TIGERassault wrote:
Why do you feel that the person who starts off poor should have to work much harder than the person who starts off rich to reach the same position, keeping in mind that they start off poor or rich because they were artificially held down low or up high right at the beginning?
I believe this, so I'll answer you. The answer is that something more important than fairness is at stake: character.
Everyone has to overcome hard challenges to be successful, no matter how well or badly off they are. Everyone has midterms they fail, everyone gets stuck in traffic on a day they can't miss work, everyone experiences a market downswing at
just the right time to collapse their business. Guess what?
That's life. Learn to deal with it, because everyone needs to, because there's no other way to succeed. If we make a completely fair system that teaches people to react to disadvantage by throwing up their hands and saying, "it's not my fault I failed," then we're all going to very slowly, but very fairly, get poor together. Because we're all going to fairly fail together.
On the other hand, if we build a society where people are taught to meet challenges, we'll succeed. If people respond to difficulties by gritting their teeth and saying "Those who say it can't be done had best git out of the way of those doin' it!"--then we'll do impossible things. You'd be amazed the sorts of insurmountable challenges that can be overcome with a bit of hard work and perseverence. Can't live on minimum wage?
Get a second job. Can't advance?
Go to community college at night. Single mother?
Organize a neighborhood childcare co-op. I'm not saying it's not hard. It's hard. But there are ways. Of course, you'll fail if you've grown up learning to sit on your hands and complain and, well, fail. That's entirely the point: to teach people to not do that.
A disadvantage is a challenge, that's all. Seeking help to overcome it is not a bad thing. Seeking help is part of overcoming challenges. But it is much, much more important that people be expected to succeed by their own efforts than that everyone be given a fair shot while waiting for someone else to deal with whatever problems they have.
TIGERassault wrote:Kilarin wrote:
It's better to admit that some people start in the front, and some people start in the back. But life is NOT a 100 yard dash. It's a marathon. And there is plenty of time for the folks in the back to catch up, as well as time for those in the front to fall behind. Just let them run and ensure that no one trips anyone else.
Firstly, for a LOT of people, there's next to nil chance of them catching up, no matter how hard they try.
This is a myth. It's simply not true.
Ford Prefect wrote:The working poor are those guys that fixed your roof when you took the lowest bid. Picked up outside of Home Depot and paid in cash by the contractor that gave you the bid. They haul your goods in trucks and stock the shelves of the stores you buy in at night as you sleep.

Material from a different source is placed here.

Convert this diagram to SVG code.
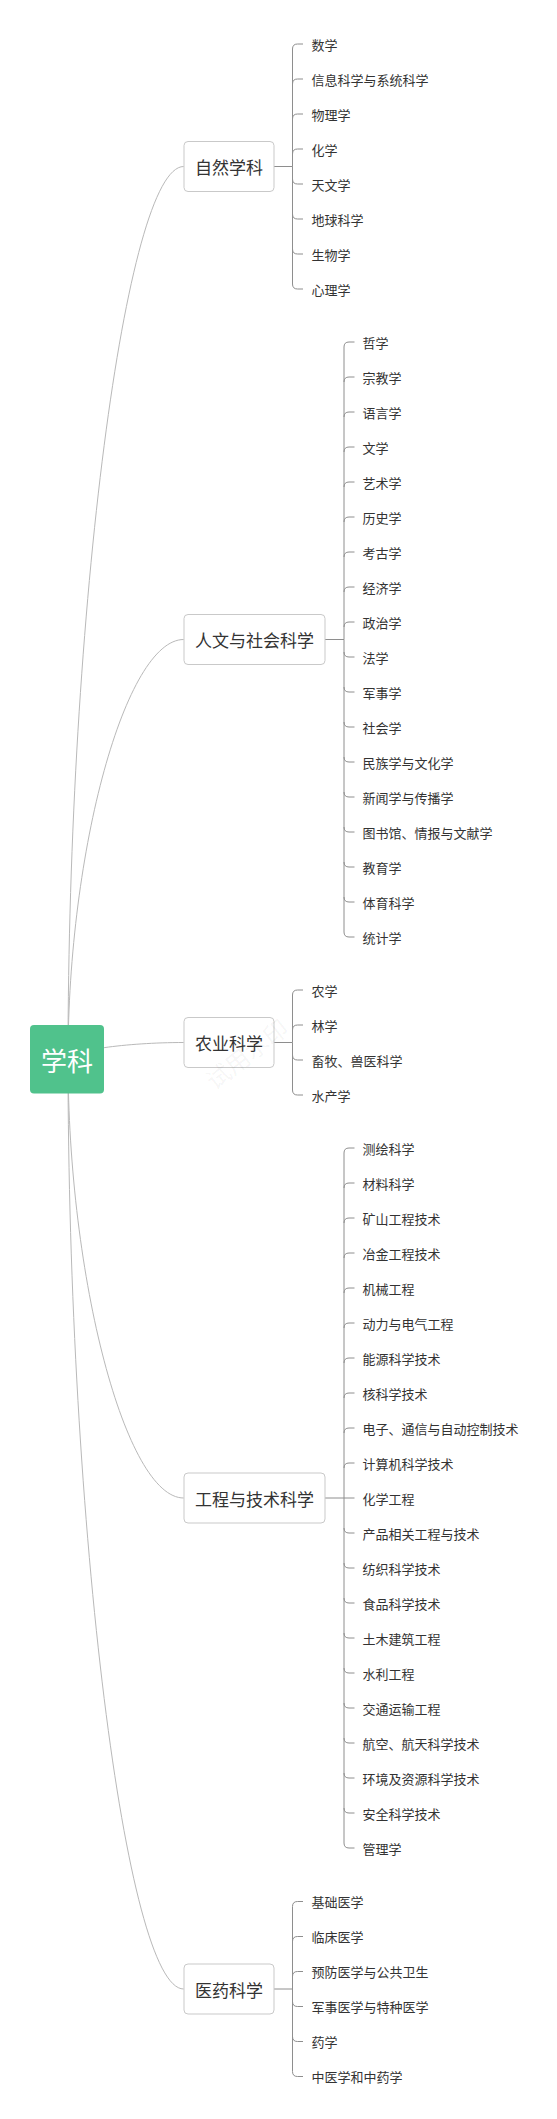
<svg xmlns="http://www.w3.org/2000/svg" width="557" height="2119" viewBox="0 0 557 2119">
<style>
text{font-family:"Noto Sans CJK SC","Noto Sans",sans-serif;fill:#333;dominant-baseline:central}
.leaf{font-size:13px}
.topic{font-size:17px;text-anchor:middle}
.box{fill:#fff;stroke:#c9c9c9;stroke-width:1}
.main{fill:none;stroke:#b9b9b9;stroke-width:1}
.br{fill:none;stroke:#8e8e8e;stroke-width:1}
.wm{font-size:24px;fill:#000;fill-opacity:0.05;text-anchor:middle}
</style>
<rect width="557" height="2119" fill="#fff"/>
<g id="connectors">
<path class="main" d="M68 1059C68 612.75 125.85 166.5 183.7 166.5"/>
<path class="main" d="M68 1059C68 849.25 125.85 639.5 183.7 639.5"/>
<path class="main" d="M68 1059C68 1050.75 125.85 1042.5 183.7 1042.5"/>
<path class="main" d="M68 1059C68 1278.5 125.85 1498 183.7 1498"/>
<path class="main" d="M68 1059C68 1524 125.85 1989 183.7 1989"/>
<g class="br">
<path d="M274 166.5H292.5V49Q292.5 44 297.5 44H303M292.5 84Q292.5 79 297.5 79H303M292.5 119Q292.5 114 297.5 114H303M292.5 154Q292.5 149 297.5 149H303M292.5 166.5V179Q292.5 184 297.5 184H303M292.5 214Q292.5 219 297.5 219H303M292.5 249Q292.5 254 297.5 254H303M292.5 166.5V284Q292.5 289 297.5 289H303"/>
<path d="M325 639.5H344V347Q344 342 349 342H354.5M344 382Q344 377 349 377H354.5M344 417Q344 412 349 412H354.5M344 452Q344 447 349 447H354.5M344 487Q344 482 349 482H354.5M344 522Q344 517 349 517H354.5M344 557Q344 552 349 552H354.5M344 592Q344 587 349 587H354.5M344 627Q344 622 349 622H354.5M344 639.5V932Q344 937 349 937H354.5M344 652Q344 657 349 657H354.5M344 687Q344 692 349 692H354.5M344 722Q344 727 349 727H354.5M344 757Q344 762 349 762H354.5M344 792Q344 797 349 797H354.5M344 827Q344 832 349 832H354.5M344 862Q344 867 349 867H354.5M344 897Q344 902 349 902H354.5"/>
<path d="M274 1042.5H292.5V995Q292.5 990 297.5 990H303M292.5 1030Q292.5 1025 297.5 1025H303M292.5 1042.5V1090Q292.5 1095 297.5 1095H303M292.5 1055Q292.5 1060 297.5 1060H303"/>
<path d="M325 1498H354.5M344 1498V1153Q344 1148 349 1148H354.5M344 1188Q344 1183 349 1183H354.5M344 1223Q344 1218 349 1218H354.5M344 1258Q344 1253 349 1253H354.5M344 1293Q344 1288 349 1288H354.5M344 1328Q344 1323 349 1323H354.5M344 1363Q344 1358 349 1358H354.5M344 1398Q344 1393 349 1393H354.5M344 1433Q344 1428 349 1428H354.5M344 1468Q344 1463 349 1463H354.5M344 1498V1843Q344 1848 349 1848H354.5M344 1528Q344 1533 349 1533H354.5M344 1563Q344 1568 349 1568H354.5M344 1598Q344 1603 349 1603H354.5M344 1633Q344 1638 349 1638H354.5M344 1668Q344 1673 349 1673H354.5M344 1703Q344 1708 349 1708H354.5M344 1738Q344 1743 349 1743H354.5M344 1773Q344 1778 349 1778H354.5M344 1808Q344 1813 349 1813H354.5"/>
<path d="M274 1989H292.5V1906.5Q292.5 1901.5 297.5 1901.5H303M292.5 1941.5Q292.5 1936.5 297.5 1936.5H303M292.5 1976.5Q292.5 1971.5 297.5 1971.5H303M292.5 1989V2071.5Q292.5 2076.5 297.5 2076.5H303M292.5 2001.5Q292.5 2006.5 297.5 2006.5H303M292.5 2036.5Q292.5 2041.5 297.5 2041.5H303"/>
</g>
</g>
<g id="root">
<rect x="30" y="1025" width="74" height="68.5" rx="4" fill="#50c28c"/>
<text x="67" y="1059.5" style="font-size:26px;fill:#fff;text-anchor:middle">学科</text>
</g>
<g id="ziran">
<rect class="box" x="184" y="141.5" width="90" height="50" rx="4"/>
<text class="topic" x="229" y="166.5">自然学科</text>
</g>
<g id="ziran-leaves">
<text class="leaf" x="311.5" y="44">数学</text>
<text class="leaf" x="311.5" y="79">信息科学与系统科学</text>
<text class="leaf" x="311.5" y="114">物理学</text>
<text class="leaf" x="311.5" y="149">化学</text>
<text class="leaf" x="311.5" y="184">天文学</text>
<text class="leaf" x="311.5" y="219">地球科学</text>
<text class="leaf" x="311.5" y="254">生物学</text>
<text class="leaf" x="311.5" y="289">心理学</text>
</g>
<g id="renwen">
<rect class="box" x="184" y="614.5" width="141" height="50" rx="4"/>
<text class="topic" x="254.5" y="639.5">人文与社会科学</text>
</g>
<g id="renwen-leaves">
<text class="leaf" x="362.5" y="342">哲学</text>
<text class="leaf" x="362.5" y="377">宗教学</text>
<text class="leaf" x="362.5" y="412">语言学</text>
<text class="leaf" x="362.5" y="447">文学</text>
<text class="leaf" x="362.5" y="482">艺术学</text>
<text class="leaf" x="362.5" y="517">历史学</text>
<text class="leaf" x="362.5" y="552">考古学</text>
<text class="leaf" x="362.5" y="587">经济学</text>
<text class="leaf" x="362.5" y="622">政治学</text>
<text class="leaf" x="362.5" y="657">法学</text>
<text class="leaf" x="362.5" y="692">军事学</text>
<text class="leaf" x="362.5" y="727">社会学</text>
<text class="leaf" x="362.5" y="762">民族学与文化学</text>
<text class="leaf" x="362.5" y="797">新闻学与传播学</text>
<text class="leaf" x="362.5" y="832">图书馆、情报与文献学</text>
<text class="leaf" x="362.5" y="867">教育学</text>
<text class="leaf" x="362.5" y="902">体育科学</text>
<text class="leaf" x="362.5" y="937">统计学</text>
</g>
<g id="nongye">
<rect class="box" x="184" y="1017.5" width="90" height="50" rx="4"/>
<text class="topic" x="229" y="1042.5">农业科学</text>
</g>
<g id="nongye-leaves">
<text class="leaf" x="311.5" y="990">农学</text>
<text class="leaf" x="311.5" y="1025">林学</text>
<text class="leaf" x="311.5" y="1060">畜牧、兽医科学</text>
<text class="leaf" x="311.5" y="1095">水产学</text>
</g>
<g id="gongcheng">
<rect class="box" x="184" y="1473" width="141" height="50" rx="4"/>
<text class="topic" x="254.5" y="1498">工程与技术科学</text>
</g>
<g id="gongcheng-leaves">
<text class="leaf" x="362.5" y="1148">测绘科学</text>
<text class="leaf" x="362.5" y="1183">材料科学</text>
<text class="leaf" x="362.5" y="1218">矿山工程技术</text>
<text class="leaf" x="362.5" y="1253">冶金工程技术</text>
<text class="leaf" x="362.5" y="1288">机械工程</text>
<text class="leaf" x="362.5" y="1323">动力与电气工程</text>
<text class="leaf" x="362.5" y="1358">能源科学技术</text>
<text class="leaf" x="362.5" y="1393">核科学技术</text>
<text class="leaf" x="362.5" y="1428">电子、通信与自动控制技术</text>
<text class="leaf" x="362.5" y="1463">计算机科学技术</text>
<text class="leaf" x="362.5" y="1498">化学工程</text>
<text class="leaf" x="362.5" y="1533">产品相关工程与技术</text>
<text class="leaf" x="362.5" y="1568">纺织科学技术</text>
<text class="leaf" x="362.5" y="1603">食品科学技术</text>
<text class="leaf" x="362.5" y="1638">土木建筑工程</text>
<text class="leaf" x="362.5" y="1673">水利工程</text>
<text class="leaf" x="362.5" y="1708">交通运输工程</text>
<text class="leaf" x="362.5" y="1743">航空、航天科学技术</text>
<text class="leaf" x="362.5" y="1778">环境及资源科学技术</text>
<text class="leaf" x="362.5" y="1813">安全科学技术</text>
<text class="leaf" x="362.5" y="1848">管理学</text>
</g>
<g id="yiyao">
<rect class="box" x="184" y="1964" width="90" height="50" rx="4"/>
<text class="topic" x="229" y="1989">医药科学</text>
</g>
<g id="yiyao-leaves">
<text class="leaf" x="311.5" y="1901.5">基础医学</text>
<text class="leaf" x="311.5" y="1936.5">临床医学</text>
<text class="leaf" x="311.5" y="1971.5">预防医学与公共卫生</text>
<text class="leaf" x="311.5" y="2006.5">军事医学与特种医学</text>
<text class="leaf" x="311.5" y="2041.5">药学</text>
<text class="leaf" x="311.5" y="2076.5">中医学和中药学</text>
</g>
<g id="watermark">
<text class="wm" x="246" y="1053" transform="rotate(-38 246 1053)">试用水印</text>
</g>
</svg>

These are not a "they", but an "us". I,
personally, have done hard work outdoors at minimum wage. I,
personally, have stocked shelves, put clothes on hangers. Lothar has worked weird hours. Fellow grad student put herself through grad school, with no support, with 7 years of truck driving. These jobs are work, but they are not the endless torture some make them out to be. And guess what? They do get you to where you can improve.
You
can drive a truck for 7 years and make enough to go to grad school. You
can immigrate to America with 12 dollars to your name, work three minimum-wage jobs to support a family, and 20 years later be a multi-millionare with your own business (person I know). You
can have barely a high school graduation certificate, find a job for $9/hour and--if you live cheap--make enough to support a wife and daughter and, with a little help, go to community college. You
can be living on social security/disability from the government, have a wife and family to care for, and still go to school. There are organizations that help with that sort of thing. I know a guy who did it.
Seriously. It's really just not that bad out there. Work hard, live cheap, be smart--I can't think of a single background you couldn't overcome. And if you do happen to be the increasingly rare genius-held-back-by-circumstances, just make a little noise. There are lots of justice-loving people who want to help.
Poverty, inasmuch as it exists anymore (and by historical standards, it really doesn't in the US), is largely
self-inflicted. That doesn't mean we shouldn't show compassion to "them", but it does mean is folly to build a system on the assumption that all the poor need is a little material help.
Success is not winning the lottery. Success is a habit.